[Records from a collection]
◆ ◆ ◆ ◆

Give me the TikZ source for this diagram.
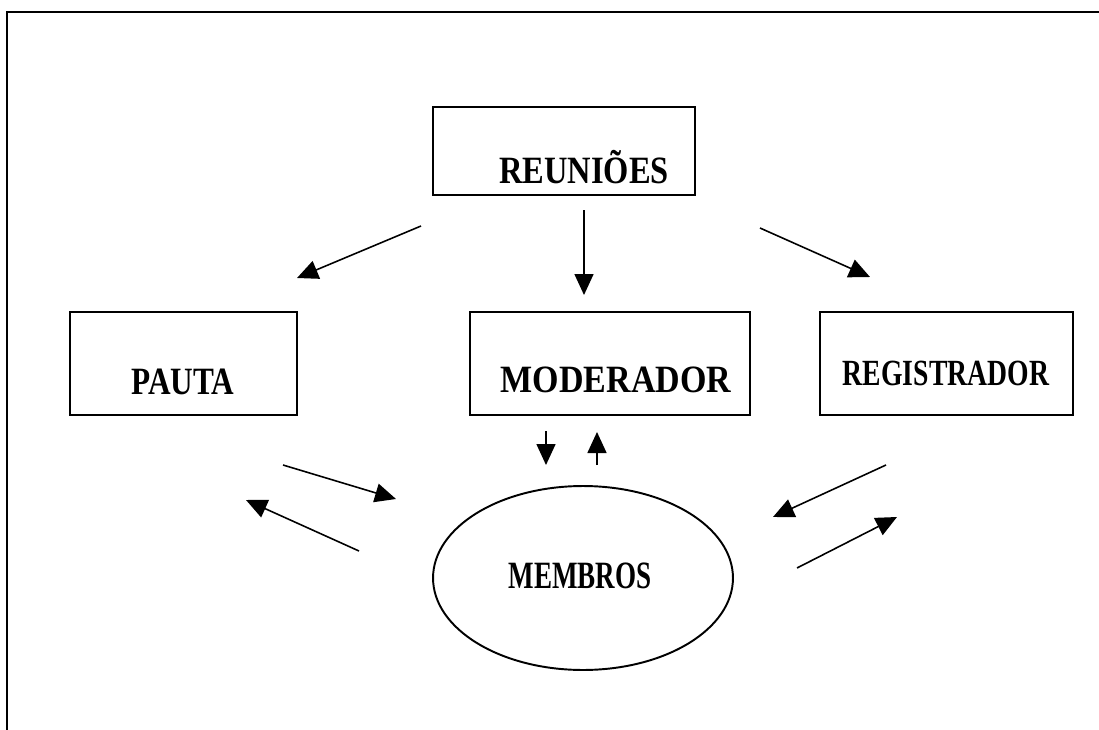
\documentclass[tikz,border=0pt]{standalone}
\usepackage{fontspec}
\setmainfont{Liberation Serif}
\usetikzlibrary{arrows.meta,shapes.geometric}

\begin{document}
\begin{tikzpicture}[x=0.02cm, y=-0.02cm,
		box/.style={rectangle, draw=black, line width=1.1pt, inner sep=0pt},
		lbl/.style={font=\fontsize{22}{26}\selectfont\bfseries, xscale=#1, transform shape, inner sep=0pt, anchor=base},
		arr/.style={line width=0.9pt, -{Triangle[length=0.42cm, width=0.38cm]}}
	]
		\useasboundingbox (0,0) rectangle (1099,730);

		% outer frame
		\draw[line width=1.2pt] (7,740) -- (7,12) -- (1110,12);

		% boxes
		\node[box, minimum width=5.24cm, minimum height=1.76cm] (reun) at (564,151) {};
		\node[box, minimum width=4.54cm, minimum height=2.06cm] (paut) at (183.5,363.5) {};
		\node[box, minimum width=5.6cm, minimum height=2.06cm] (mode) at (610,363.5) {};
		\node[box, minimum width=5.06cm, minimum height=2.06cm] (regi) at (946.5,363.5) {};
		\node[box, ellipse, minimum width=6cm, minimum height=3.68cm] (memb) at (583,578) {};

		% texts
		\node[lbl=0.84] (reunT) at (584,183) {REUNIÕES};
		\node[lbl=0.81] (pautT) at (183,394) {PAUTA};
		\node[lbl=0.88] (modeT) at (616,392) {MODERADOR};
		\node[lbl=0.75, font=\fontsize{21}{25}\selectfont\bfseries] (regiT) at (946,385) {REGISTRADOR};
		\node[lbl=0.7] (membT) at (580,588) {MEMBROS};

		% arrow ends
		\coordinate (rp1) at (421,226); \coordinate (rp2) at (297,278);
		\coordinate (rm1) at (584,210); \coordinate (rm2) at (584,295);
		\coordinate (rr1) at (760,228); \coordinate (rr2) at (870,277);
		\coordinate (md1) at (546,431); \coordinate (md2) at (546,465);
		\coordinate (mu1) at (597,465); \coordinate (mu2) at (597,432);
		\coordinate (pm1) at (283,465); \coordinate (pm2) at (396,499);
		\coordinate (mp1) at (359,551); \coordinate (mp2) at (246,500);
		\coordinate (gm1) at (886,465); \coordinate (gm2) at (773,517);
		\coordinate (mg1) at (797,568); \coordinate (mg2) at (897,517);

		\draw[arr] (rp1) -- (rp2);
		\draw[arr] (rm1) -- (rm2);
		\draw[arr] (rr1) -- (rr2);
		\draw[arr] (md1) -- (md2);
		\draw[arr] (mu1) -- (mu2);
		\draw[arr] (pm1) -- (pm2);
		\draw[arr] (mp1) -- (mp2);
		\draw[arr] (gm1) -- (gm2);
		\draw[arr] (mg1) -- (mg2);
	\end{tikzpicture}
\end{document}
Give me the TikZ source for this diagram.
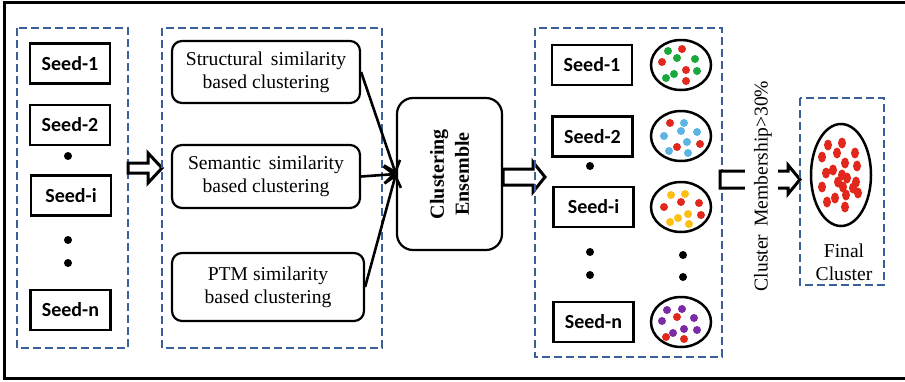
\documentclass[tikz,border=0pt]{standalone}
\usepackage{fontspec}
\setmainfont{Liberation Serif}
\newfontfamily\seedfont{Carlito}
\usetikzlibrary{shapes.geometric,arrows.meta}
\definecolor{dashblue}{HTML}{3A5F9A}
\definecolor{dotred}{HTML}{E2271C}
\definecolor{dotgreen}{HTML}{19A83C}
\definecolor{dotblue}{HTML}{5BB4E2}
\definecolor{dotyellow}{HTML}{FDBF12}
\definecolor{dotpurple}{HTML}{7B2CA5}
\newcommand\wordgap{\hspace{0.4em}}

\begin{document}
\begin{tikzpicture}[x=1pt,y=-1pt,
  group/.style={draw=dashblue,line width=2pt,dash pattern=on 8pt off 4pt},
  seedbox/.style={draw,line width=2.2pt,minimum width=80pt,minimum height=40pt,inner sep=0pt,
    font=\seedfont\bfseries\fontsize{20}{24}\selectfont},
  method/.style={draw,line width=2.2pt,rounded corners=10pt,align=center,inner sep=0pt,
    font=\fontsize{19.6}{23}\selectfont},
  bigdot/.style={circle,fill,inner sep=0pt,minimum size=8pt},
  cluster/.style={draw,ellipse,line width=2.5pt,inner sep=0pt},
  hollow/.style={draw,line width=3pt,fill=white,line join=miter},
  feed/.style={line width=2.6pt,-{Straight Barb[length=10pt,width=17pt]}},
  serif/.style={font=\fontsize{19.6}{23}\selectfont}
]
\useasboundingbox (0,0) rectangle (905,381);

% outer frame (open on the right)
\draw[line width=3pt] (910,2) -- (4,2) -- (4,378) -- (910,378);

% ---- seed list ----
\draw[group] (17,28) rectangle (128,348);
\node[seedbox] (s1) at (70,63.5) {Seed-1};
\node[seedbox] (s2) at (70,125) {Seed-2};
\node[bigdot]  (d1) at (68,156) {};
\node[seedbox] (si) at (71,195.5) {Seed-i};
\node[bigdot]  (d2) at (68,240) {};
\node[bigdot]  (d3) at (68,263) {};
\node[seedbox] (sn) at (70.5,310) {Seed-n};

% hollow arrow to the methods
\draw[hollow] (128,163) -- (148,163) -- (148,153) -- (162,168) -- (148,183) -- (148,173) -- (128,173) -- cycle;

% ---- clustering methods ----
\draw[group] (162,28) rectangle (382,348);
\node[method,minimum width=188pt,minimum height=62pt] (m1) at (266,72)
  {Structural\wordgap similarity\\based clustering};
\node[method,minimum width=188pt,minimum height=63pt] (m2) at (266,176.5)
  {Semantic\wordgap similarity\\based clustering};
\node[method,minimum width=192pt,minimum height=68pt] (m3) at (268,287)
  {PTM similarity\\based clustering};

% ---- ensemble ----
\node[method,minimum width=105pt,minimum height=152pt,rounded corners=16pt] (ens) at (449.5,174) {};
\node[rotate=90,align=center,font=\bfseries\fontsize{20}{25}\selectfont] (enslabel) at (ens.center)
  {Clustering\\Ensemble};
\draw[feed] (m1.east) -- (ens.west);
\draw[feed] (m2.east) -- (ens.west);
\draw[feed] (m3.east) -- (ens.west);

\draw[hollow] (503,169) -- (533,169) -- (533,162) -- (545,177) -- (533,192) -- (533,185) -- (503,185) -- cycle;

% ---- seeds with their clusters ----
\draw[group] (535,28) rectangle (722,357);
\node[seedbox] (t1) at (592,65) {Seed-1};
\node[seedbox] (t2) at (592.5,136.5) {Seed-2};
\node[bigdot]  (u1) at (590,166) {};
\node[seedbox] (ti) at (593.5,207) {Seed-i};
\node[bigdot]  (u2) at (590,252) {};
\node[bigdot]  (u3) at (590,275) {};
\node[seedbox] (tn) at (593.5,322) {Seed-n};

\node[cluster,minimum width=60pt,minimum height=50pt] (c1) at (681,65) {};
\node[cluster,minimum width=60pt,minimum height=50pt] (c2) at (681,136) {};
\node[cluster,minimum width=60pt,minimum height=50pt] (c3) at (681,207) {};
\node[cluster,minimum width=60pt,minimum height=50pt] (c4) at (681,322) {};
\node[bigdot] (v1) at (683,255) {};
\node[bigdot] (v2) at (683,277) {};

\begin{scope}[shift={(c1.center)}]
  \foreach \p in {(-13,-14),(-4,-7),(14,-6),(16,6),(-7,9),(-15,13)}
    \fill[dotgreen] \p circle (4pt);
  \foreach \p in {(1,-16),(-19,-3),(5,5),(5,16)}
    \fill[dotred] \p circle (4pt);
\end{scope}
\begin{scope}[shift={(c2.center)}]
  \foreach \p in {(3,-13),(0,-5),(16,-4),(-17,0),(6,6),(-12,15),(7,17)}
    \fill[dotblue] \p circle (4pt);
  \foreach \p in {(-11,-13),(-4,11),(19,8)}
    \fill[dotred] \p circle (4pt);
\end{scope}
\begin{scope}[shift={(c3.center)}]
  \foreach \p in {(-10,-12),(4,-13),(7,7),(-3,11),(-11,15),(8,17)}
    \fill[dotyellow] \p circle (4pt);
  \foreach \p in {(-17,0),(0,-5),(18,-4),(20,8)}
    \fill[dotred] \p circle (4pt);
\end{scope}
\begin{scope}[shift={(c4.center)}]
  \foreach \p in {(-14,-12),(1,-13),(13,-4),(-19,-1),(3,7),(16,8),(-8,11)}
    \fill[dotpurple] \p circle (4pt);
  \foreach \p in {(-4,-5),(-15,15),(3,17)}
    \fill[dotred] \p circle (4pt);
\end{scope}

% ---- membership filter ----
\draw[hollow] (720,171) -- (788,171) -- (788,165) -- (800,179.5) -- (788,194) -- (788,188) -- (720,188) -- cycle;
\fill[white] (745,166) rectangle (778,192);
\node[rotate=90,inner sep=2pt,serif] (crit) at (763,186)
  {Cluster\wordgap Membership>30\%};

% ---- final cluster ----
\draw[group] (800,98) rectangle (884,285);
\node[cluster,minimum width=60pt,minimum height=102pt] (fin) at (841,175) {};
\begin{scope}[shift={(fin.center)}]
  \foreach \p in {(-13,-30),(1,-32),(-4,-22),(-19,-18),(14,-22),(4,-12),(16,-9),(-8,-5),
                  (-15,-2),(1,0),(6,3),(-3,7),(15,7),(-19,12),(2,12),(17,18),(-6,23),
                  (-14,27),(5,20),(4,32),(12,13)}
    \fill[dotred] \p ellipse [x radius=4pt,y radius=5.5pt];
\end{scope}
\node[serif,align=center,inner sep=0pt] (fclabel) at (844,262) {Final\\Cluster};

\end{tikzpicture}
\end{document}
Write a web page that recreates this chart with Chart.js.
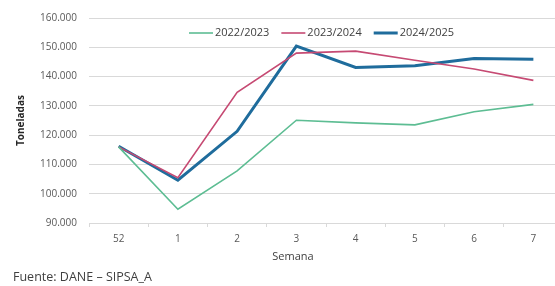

◆ ◆ ◆ ◆

*WHAT THE EXERCISE ASKS*
Exactly as written, repeat the lines from the beginning of the entries up to and including the line with "minimum width=6cm, minimum", but not the pictures.

*RESPONSE TO THIS EXERCISE*
Give me the TikZ source for this diagram.
\documentclass[tikz,border=0pt]{standalone}
\usepackage{fontspec}
\setmainfont{Liberation Serif}
\usetikzlibrary{arrows.meta,shapes.geometric}

\begin{document}
\begin{tikzpicture}[x=0.02cm, y=-0.02cm,
		box/.style={rectangle, draw=black, line width=1.1pt, inner sep=0pt},
		lbl/.style={font=\fontsize{22}{26}\selectfont\bfseries, xscale=#1, transform shape, inner sep=0pt, anchor=base},
		arr/.style={line width=0.9pt, -{Triangle[length=0.42cm, width=0.38cm]}}
	]
		\useasboundingbox (0,0) rectangle (1099,730);

		% outer frame
		\draw[line width=1.2pt] (7,740) -- (7,12) -- (1110,12);

		% boxes
		\node[box, minimum width=5.24cm, minimum height=1.76cm] (reun) at (564,151) {};
		\node[box, minimum width=4.54cm, minimum height=2.06cm] (paut) at (183.5,363.5) {};
		\node[box, minimum width=5.6cm, minimum height=2.06cm] (mode) at (610,363.5) {};
		\node[box, minimum width=5.06cm, minimum height=2.06cm] (regi) at (946.5,363.5) {};
		\node[box, ellipse, minimum width=6cm, minimum height=3.68cm] (memb) at (583,578) {};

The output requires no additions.